David Morrell Jr vs Aidos Yerbossynuly
The basics: Morrell stayed unbeaten, chipping away at Yerbossynuly until scoring a pretty brutal 12th round knockout win. For whatever it’s worth, which can be a lot or a little depending on whether the WBA decide to order something because of it, Morrell retained his secondary super middleweight title.
Thoughts: Morrell continues to look like the real deal. Yerbossynuly (16-1, 11 KO) is not a great fighter or top contender, but a good fighter who gave a tremendous effort trying to win this fight. Morrell (8-0, 7 KO) was just too much of a lot of things — too quick, too strong, too athletic, too good, simply put. Morrell has good finishing ability and showed that again. He also showed he doesn’t have to overwhelm rugged, game opponents early, and that he can go a hard-fought distance. Yes, he was in control almost all the way, but he had to earn it in every round, too. This was a good showing.
Next for Morrell: The Cuban wanted David Benavidez, or so he says, but Benavidez will be fighting Caleb Plant next, reportedly, and that’s a really good fight, so it’s hard to argue. With Benavidez and Plant both off the table, don’t expect the WBA to make a consolidation order for Canelo vs Morrell unless Canelo green lights it, quite frankly. But Morrell looks like a threat to anyone at 168. Someone like Lerrone Richards or Carlos Gongora might be about as good an actually available option as there will be for his next fight. Erik Bazinyan, Rocky Fielding, and Padraig McCrory would be his next-highest ranked WBA contenders; in theory, any of them could be available, and none of them would really excite anyone, but Morrell’s stuck in a weird spot right now.
For Yerbossynuly: He waited over a year to get this fight, got it, fought pretty well, and was just beaten by the better fighter.

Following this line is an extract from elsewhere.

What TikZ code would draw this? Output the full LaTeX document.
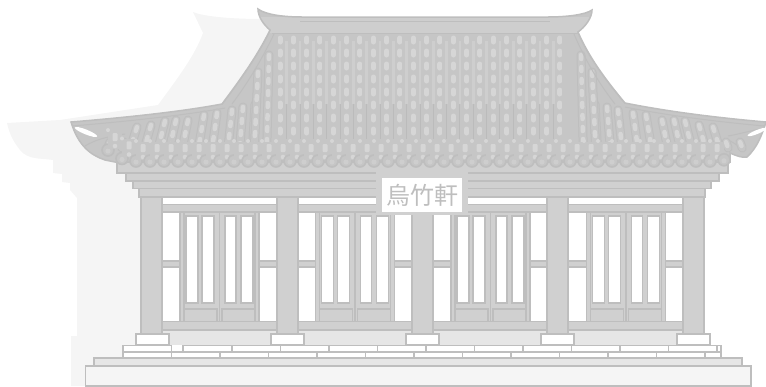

Yerbossynuly is 30, so realistically he’s what he is, a tough fighter who will give some good fights, and I’d be happy to see him back on TV against just about anyone. He’s got a good style and can be a real handful. He’s not top-shelf, but he’s not bad at all.
From the undercard
- Brian Mendoza: A really good short-notice win for Mendoza over Jeison Rosario. Mendoza (21-2, 15 KO) stepped in to replace Yoelvis Gomez, which made Rosario the A-side, and Mendoza made the chance count. This will get him another decent fight. In fact, there’s a decent chance he could be the next opponent FOR...
- Fiodor Czerkaszyn: The middleweight division needs new blood, and a 26-year-old, fundamentally sound Polish-Ukrainian fighter with an enjoyable style is a good pickup for PBC. We’ll see him again. Czerkaszyn (21-0, 13 KO) looked sharp and sound dominating Nathaniel Gallimore, who took some punishment that may have stopped a less durable fighter. This was Czerkaszyn’s second fight in the U.S., and his best opponent on paper to date, probably. A nice showing.